Here in Germany and in most of central Europe it is very popular in winter and, because it goes well with dark meat and game is considered obligatory at the Christmas dinner table or with the St Martin's day goose.
However, it is also a favourite every day veg and people say that it tastes better when re-heated. When I asked a Belgian colleague, she said that it counts mainly as a weekday dish there and would be served with sausages or such.
When I was an au pair, I learned to cook it this way:
Boil the whole head of the cabbage for about 45-50 mins (depending on size) and then cut it into strips. Cook the cabbage in a closed saucepan with: Strips of onion, chopped apple, a pinch of sugar, salt and a shot of vinegar.
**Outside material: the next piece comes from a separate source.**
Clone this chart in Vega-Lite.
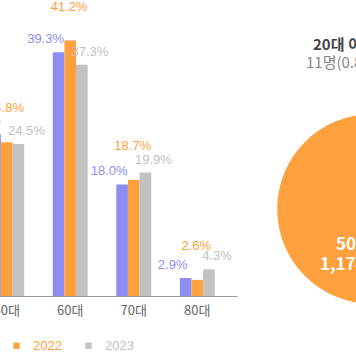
{
  "$schema": "https://vega.github.io/schema/vega-lite/v6.json",
  "width": 270,
  "height": 279,
  "autosize": {"type": "none"},
  "padding": {"left": -33, "top": 17, "right": 119, "bottom": 68},
  "background": "white",
  "config": {"view": {"stroke": null}, "font": "Liberation Sans"},
  "layer": [
    {
      "data": {"values": [
        {"age": "50대", "year": "2021", "share": 0.261},
        {"age": "50대", "year": "2022", "share": 0.248},
        {"age": "50대", "year": "2023", "share": 0.245},
        {"age": "60대", "year": "2021", "share": 0.393},
        {"age": "60대", "year": "2022", "share": 0.412},
        {"age": "60대", "year": "2023", "share": 0.373},
        {"age": "70대", "year": "2021", "share": 0.180},
        {"age": "70대", "year": "2022", "share": 0.187},
        {"age": "70대", "year": "2023", "share": 0.199},
        {"age": "80대", "year": "2021", "share": 0.029},
        {"age": "80대", "year": "2022", "share": 0.026},
        {"age": "80대", "year": "2023", "share": 0.043}
      ]},
      "encoding": {
        "x": {"field": "age", "type": "nominal", "sort": ["50대", "60대", "70대", "80대"],
              "scale": {"paddingInner": 0.45, "paddingOuter": 0.35},
              "axis": {"title": null, "labelAngle": 0, "ticks": false, "grid": false, "domainColor": "#9a9a9a", "labelColor": "#666666", "labelFont": "Noto Sans CJK KR", "labelFontSize": 13, "labelPadding": 8}},
        "xOffset": {"field": "year", "type": "nominal", "sort": ["2021", "2022", "2023"], "scale": {"paddingInner": 0, "paddingOuter": 0}},
        "y": {"field": "share", "type": "quantitative", "scale": {"domain": [0, 0.45]}, "axis": null},
        "color": {"field": "year", "type": "nominal",
                  "scale": {"domain": ["2021", "2022", "2023"], "range": ["#8E8EF2", "#FFA03E", "#C2C2C2"]},
                  "legend": {"orient": "none", "legendX": -29, "legendY": 322, "direction": "horizontal", "title": null, "symbolType": "square", "symbolSize": 40, "symbolStrokeWidth": 0, "labelFontSize": 13, "labelOffset": 10, "columnPadding": 20, "padding": 0,
                             "encode": {"labels": {"update": {"fill": {"scale": "color", "field": "value"}}}}}}
      },
      "layer": [
        {"mark": {"type": "bar"}},
        {"transform": [{"filter": "datum.year == '2021'"}],
         "mark": {"type": "text", "dx": -13, "dy": -6, "baseline": "bottom", "fontSize": 13},
         "encoding": {"text": {"field": "share", "type": "quantitative", "format": ".1%"}}},
        {"transform": [{"filter": "datum.year == '2022'"}],
         "mark": {"type": "text", "dx": -1, "dy": -27, "baseline": "bottom", "fontSize": 13},
         "encoding": {"text": {"field": "share", "type": "quantitative", "format": ".1%"}}},
        {"transform": [{"filter": "datum.year == '2023'"}],
         "mark": {"type": "text", "dx": 8, "dy": -6, "baseline": "bottom", "fontSize": 13},
         "encoding": {"text": {"field": "share", "type": "quantitative", "format": ".1%"}}}
      ]
    },
    {
      "data": {"values": [
        {"group": "20대 이하", "count": 11, "note": "11명(0.8%)", "bx": 70, "by": 98.9},
        {"group": "50대 이상", "count": 1174, "note": "1,174명(86.0%)", "bx": 68.75, "by": 31.2}
      ]},
      "encoding": {
        "x": {"field": "bx", "type": "quantitative", "scale": {"domain": [0, 100], "range": [240, 480]}, "axis": null},
        "y": {"field": "by", "type": "quantitative", "scale": {"domain": [0, 100]}, "axis": null}
      },
      "layer": [
        {"mark": {"type": "circle", "opacity": 1, "color": "#FFA03E"},
         "encoding": {"size": {"field": "count", "type": "quantitative", "scale": {"domain": [0, 1174], "range": [0, 35968]}, "legend": null}}},
        {"transform": [{"filter": "datum.group == '50대 이상'"}],
         "mark": {"type": "text", "align": "left", "baseline": "middle", "dx": -36, "dy": 36, "fill": "white", "fontWeight": "bold", "fontSize": 17, "font": "Noto Sans CJK KR"},
         "encoding": {"text": {"field": "group"}}},
        {"transform": [{"filter": "datum.group == '50대 이상'"}],
         "mark": {"type": "text", "align": "left", "baseline": "middle", "dx": -52, "dy": 56, "fill": "white", "fontWeight": "bold", "fontSize": 17, "font": "Noto Sans CJK KR"},
         "encoding": {"text": {"field": "note"}}},
        {"transform": [{"filter": "datum.group == '20대 이하'"}],
         "mark": {"type": "text", "align": "left", "baseline": "middle", "dx": -62, "dy": 25, "fill": "#444444", "fontWeight": "bold", "fontSize": 15, "font": "Noto Sans CJK KR"},
         "encoding": {"text": {"field": "group"}}},
        {"transform": [{"filter": "datum.group == '20대 이하'"}],
         "mark": {"type": "text", "align": "left", "baseline": "middle", "dx": -69, "dy": 43, "fill": "#888888", "fontSize": 15, "font": "Noto Sans CJK KR"},
         "encoding": {"text": {"field": "note"}}}
      ]
    }
  ],
  "resolve": {"scale": {"x": "independent", "y": "independent"}}
}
I've never cooked it like that myself since, but cut it up raw (on the bread slicer, and wearing rubber gloves - it stains like mad), then cook in a closed pan on a low heat with the other ingredients as given above. It needs no water. I'm never sure how long to cook it, but the colour should have pervaded the cabbage pieces, which have white edges when first cut. (The apples and onion will be dark red, too) You can't cook it too long or too often.
Some recipes I have tried include adding raisins, port wine, or red wine. All are nice, especially for a special Christmas or Boxing Day meal.
Maybe the vinegar is to counteract the heavy meat you eat it with, but it is always included. You can't really taste it once it's cooked for a while. Malt vinegar is unknown outside the UK so we're talking wine or cider vinegar here.
In our part of Germany it's called Rotkraut (red cabbage) but it's also known as Blaukraut (blue cabbage) - actually it's purple - but "Blaukraut" gives rise to a few tongue twisters, so it's stayed in the language for that reason!